On Friday, February 10, 2012, the U.S. Attorney for the Southern District of New York and the SEC announced charges against Douglas F. Whitman, the head portfolio manager at Whitman Capital, LLC, related to alleged insider trading. It is claimed that Mr. Whitman’s friend and neighbor, Roomy Khan, provided Mr. Whitman with the same information that she provided Raj Rajaratnam of Galleon Management, who was convicted of insider trading in May 2011, sentenced to twelve years in prison and had a $92 million civil judgment imposed upon him.
According to the announcement of the criminal charges, Mr. Whitman was involved with two insider trading schemes. In the first scheme, between 2006 and 2007, Ms. Khan provided material, nonpublic inside information (including earnings information and financial information) relating to Polycom, Inc. and Google, Inc. Mr. Whitman used that information to execute trades that earned Whitman Capital LLC more than $900,000 in illegal profits. Mr. Whitman in turn, provided Ms. Khan with information about other publicly traded technology companies.

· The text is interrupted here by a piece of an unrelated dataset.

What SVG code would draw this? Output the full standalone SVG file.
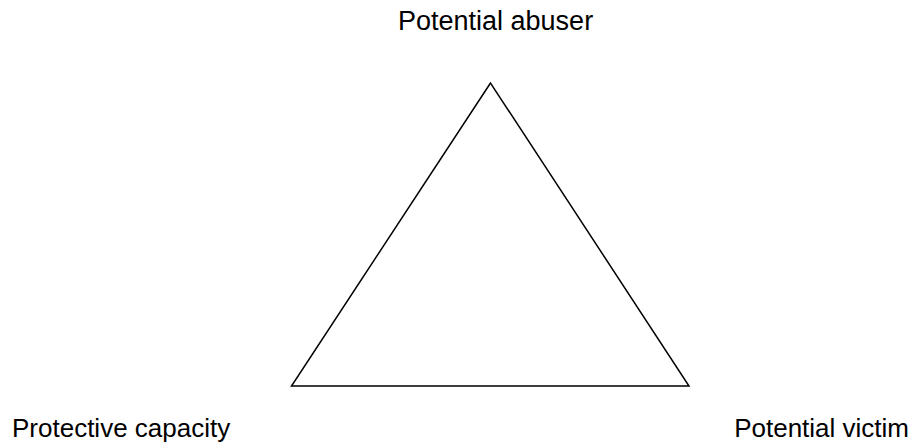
<svg xmlns="http://www.w3.org/2000/svg" width="912" height="444" viewBox="0 0 912 444">
<style>
.lbl{font-family:"Liberation Sans",Arial,sans-serif;font-size:26px;fill:#000}
.edge{fill:none;stroke:#000;stroke-width:1.5}
</style>
<rect width="912" height="444" fill="#fff"/>
<g id="connectors">
<polygon class="edge" points="490.5,83 291.5,386 689,386"/>
</g>
<g id="abuser"><text class="lbl" x="398" y="30" style="font-size:27px">Potential abuser</text></g>
<g id="protective"><text class="lbl" x="12" y="437">Protective capacity</text></g>
<g id="victim"><text class="lbl" x="909" y="437" text-anchor="end">Potential victim</text></g>
</svg>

In the second scheme, Mr. Whitman obtained and traded on material non-public information (including earnings, revenue, and other financial information) regarding Marvell Technology Group, Ltd. which he received from Karl Motey, an independent research consultant who had obtained it from Marvell employees. Mr. Whitman paid Mr. Motey for the information through a soft dollar payment arrangement between their firms.
The Government charged Mr. Whitman with two counts of conspiracy to commit securities fraud and two counts of securities fraud. The tippers in both schemes (Ms. Khan and Mr. Motey) have previously pled guilty to insider trading charges.
The SEC announced charges against both Mr. Whitman and his firm, focusing on his dealings with Ms. Khan (and not charging him with the Marvell Technology trades). The Commission stated that "the inside information about Polycom and Google used by [Mr.] Whitman is the same information that the SEC has previously alleged [Ms.] Khan provided to many of her hedge fund contacts, including [Raj] Rajaratnam … ." George S. Canellos, Director of the SEC’s New York Regional Office, accused Mr. Whitman of engaging in what Mr. Whitman himself termed "’slimeball’ activity" with Ms. Khan. Specifically, the SEC charged Mr. Whitman and his firm with violations of Section 10(b) of the 1934 Exchange Act (and Rule 10b-5 thereunder) and Section 17(a) of the 1933 Securities Act, seeking a permanent injunction from future violations, disgorgement, prejudgment interest, and financial penalties.